Le 17 mai toujours, l’ancien chef du département des Affaires étrangères, Alan Renouf, a confirmé les propos de James Dunn et affirmé que « l’armée indonésienne avait de bonnes raisons de tuer les journalistes ». Il a également déclaré qu’il avait attendu 32 ans avant de pouvoir dire qu’il trouvait ce crime « révoltant, absolument inutile et terriblement cruel ». Alan Renouf a avoué – après lecture devant le juge de messages interceptés datant du 13 et du 15 octobre 1975 dans lesquels l’ambassadeur australien Richard Woolcott dressait le plan détaillé de l’invasion indonésienne – qu’il avait « certainement dû lire » ces notes. Alan Renouf a enfin avoué avoir appris la mort des journalistes moins de douze heures après les faits et avoir, tout de suite, averti le ministre des Affaires étrangères. Il a également accusé le Premier ministre de l’époque, Gough Whitlam, d’avoir donné « carte blanche » aux Indonésiens lors de leur invasion du Timor.
Le même jour, Richard Woolcott a expliqué qu’il était « évident que l’Indonésie comptait faire du Timor sa 27e province ». L’ex-ambassadeur a affirmé ne pas avoir été au courant de la présence des journalistes à Balibo et avoir appris leur assassinat le 17 octobre 1975 en écoutant la radio ABC et en avoir reçu la confirmation le 12 novembre 1975, lors d’un entretien avec le général Yogo, chef du Bakin, les services secrets indonésiens. Le général lui aurait alors remis quatre boîtes contenant les cendres des journalistes ainsi que quelques effets personnels.

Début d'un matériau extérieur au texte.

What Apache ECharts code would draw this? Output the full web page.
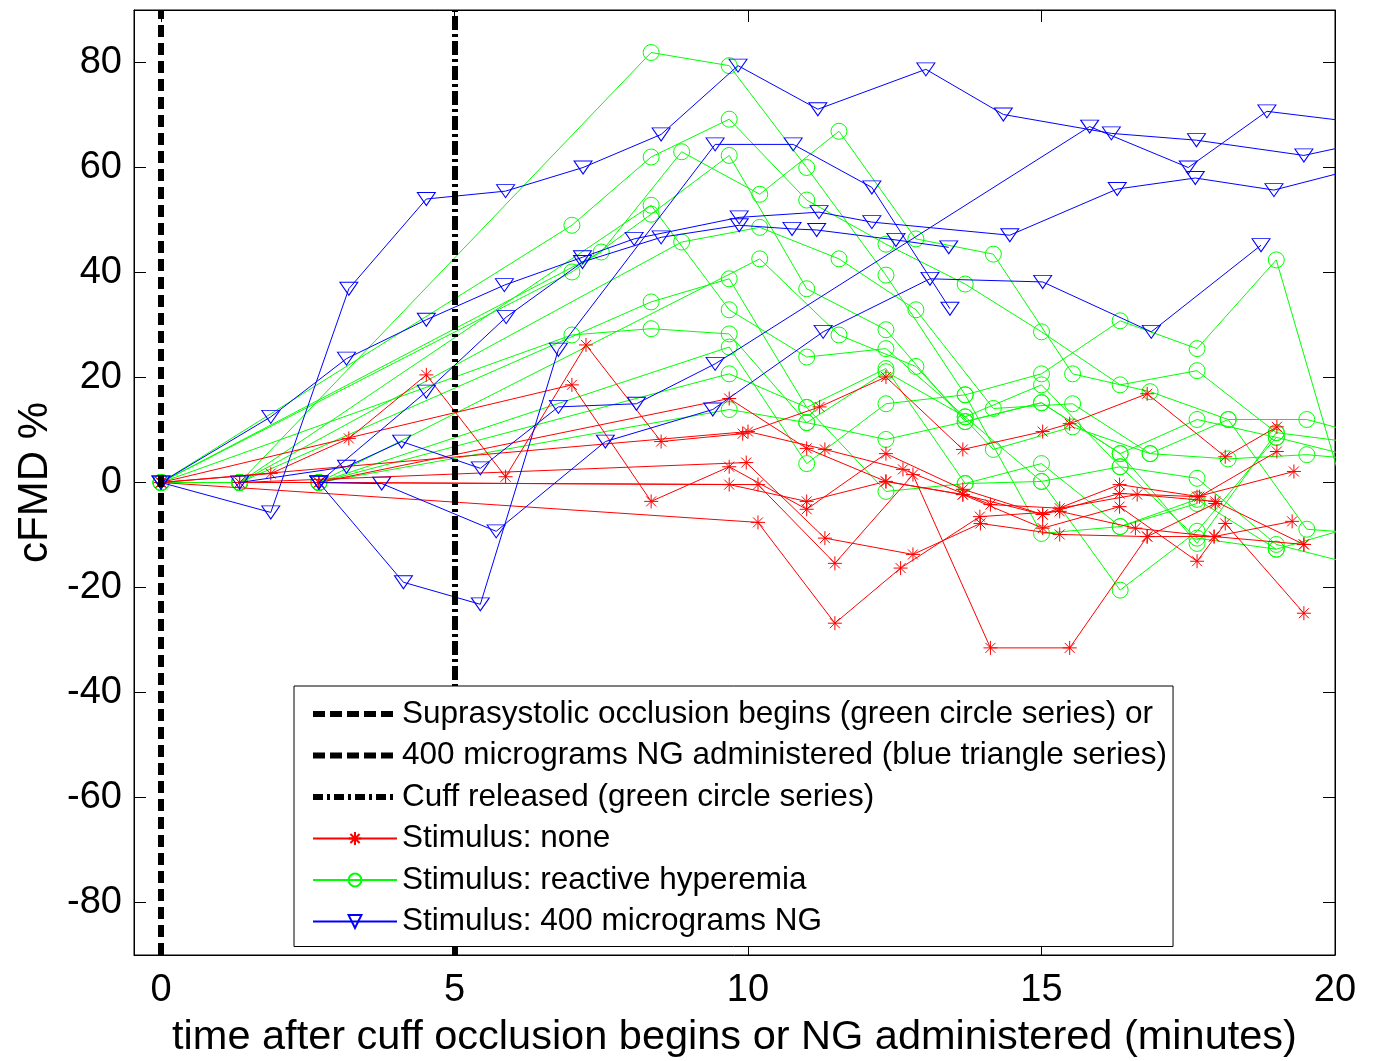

Richard Woolcott a dit avoir organisé l’enterrement après avoir reçu « les accords des familles des victimes ». Cependant, une déclaration rédigée par Maureen Tolfree, la soeur de Brian Peters, lue le 18 mai 2007 devant la cour, confirme qu’aucune des familles n’avait donné son accord pour cette cérémonie à Jakarta. La soeur du reporter a ajouté avoir été détenue par des membres des services de sécurité indonésiens, interrogée puis renvoyée vers Londres, deux jours avant l’enterrement. La preuve a également été apportée devant la cour que la page du registre du cimetière de Jakarta où ont été enterrés les journalistes, le 12 décembre 1975, avait été déchirée.
L’audience du 14 mai 2007 aura été marquée par la lecture d’un document de l’Australian Department of Foreign Affairs and Trade (DFAT), intitulé: « Mort de journalistes à Balibo », dont le dernier chapitre est entièrement consacré au meurtre de Roger East, reporter de l’agence Australian Associated Press, à Dili, le 7 décembre 1975. Ce rapport établit une causalité directe entre la mort des cinq journalistes à Balibo et celle de Roger East. Ce dernier s’était rendu au Timor afin d’enquêter sur la mort de ses confrères. Reporters sans frontières demande à la justice australienne, notamment du Territoire du Nord, de rouvrir l’enquête sur le meurtre de Roger East.